As impressive as His might is His tender care.

Through the Bible May Bible Reading Introduction Week 3

Week 3: The Nation of Judah Remains Alone

May 15-21

      This week we’ll spend three more days reading from Isaiah’s message.  The great prophet is referred to as the Messianic prophet, and with good reason.   Another great theme of the book is the “oneness” of Jehovah God and His supremacy over all other gods.

Judah just cannot seem to get on track.  For every good king there is at least one, and sometimes two, wicked kings.  After Hezekiah, his son Manasseh follows in his wicked grandfather’s (Ahaz) footsteps as does his own son, Amon.  Finally, Josiah, Hezekiah’s great-grandson, returns to do what is right in the eyes of the Lord, but it will be too late to save Judah.

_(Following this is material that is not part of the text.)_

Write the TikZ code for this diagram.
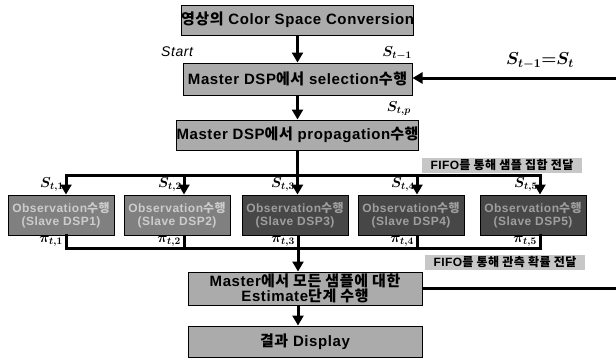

The international political landscape is beginning to change and Judah is caught in the middle.  Even good king Josiah falls victim to the unfolding events that will lead to Babylon’s rise to prominence.

Through the Bible, May 14

Reading:—No scheduled reading

Thoughts and Reflections: Catch up day (if needed) as well as some points to ponder based on this week’s readings.

  1. Through four consecutive kings of Judah, from Joash to Amaziah to Azariah to Jotham, the exact same observation is made: “the high places were not taken away; the people continued to sacrifice and made offerings on the high places” (2 Kings 12:3; 14:4; 15:4, 35). It is also said of each of these men that they “did what was right in the eyes of the Lord.”  These men personally were devoted to God (at least at the beginnings of their reigns), but they failed to exercise adequate leadership in guiding the people to also do what was right in the eyes of the Lord.

This certainly could not end well.  So it is with the fifth king, Ahaz; “he did not do what was right in the eyes of the Lord…he sacrificed and made offerings on the high places” (2 Kings 16:2-3).  He even burned his own son as an offering.

So, we too must not only be concerned with our service and devotion to God but use our influence to encourage others to do the same.

  1. An event of historical significance occurs after the Assyrians have taken the people of the northern kingdom into captivity. They repopulated the land with other people.  “And the king of Assyria brought people from Babylon, Cuthah, Avva, Hamath, and Sepharvaim, and placed them in the cities of Samaria instead of the people of Israel. And they took possession of Samaria and lived in its cities” (2 Kings 17:24).

Fast forward to the New Testament where we find living right in the middle of Palestine among the Jews the Samaritans; hated Samaritans.  These transplanted people by the king of Assyria are the origin for this group of people curiously living in the midst of the Jewish nation in Jesus’ day.

Devotional Thought:

Don’t Sell God Short

We sometimes think that God has given up on us.  When we’ve done wrong and we know we’ve disappointed our Creator we can’t imagine how He could possibly love us.  And usually, that’s because we’re having trouble loving ourselves.

Truth is, we’re selling God short.  He is quite capable of doing many, many, many things we cannot do; that includes loving us when we’re quite unlovely.  It’s nothing short of foolish to place our own limitations on God.

If there’s anything we learn from the history of the northern kingdom, Israel, it should be that God loves His people and is patient with them far beyond what they deserve.

Yes, He sent the Assyrians and punished His people for their unfaithfulness.  But that doesn’t make God unloving and uncaring. Far from it.  He had sent numerous prophets—like Hosea, Micah, and Amos—but the people had refused God’s warnings and pleading for their return.  Had God not loved them He would not have expended so much effort or been so patient to provide opportunity for their repentance.

So too, does God love us and is patient with us.  He has not written us off, despite our mistakes.  He’s not given up on us even though we have failed Him.  We should, as Peter suggests, “count the patience of the Lord as salvation” (2 Peter 3:15).

“Sow for yourselves righteousness; reap steadfast love; break up your fallow ground, for it is the time to seek the Lord, that he may come and rain righteousness upon you” (Hosea 10:12).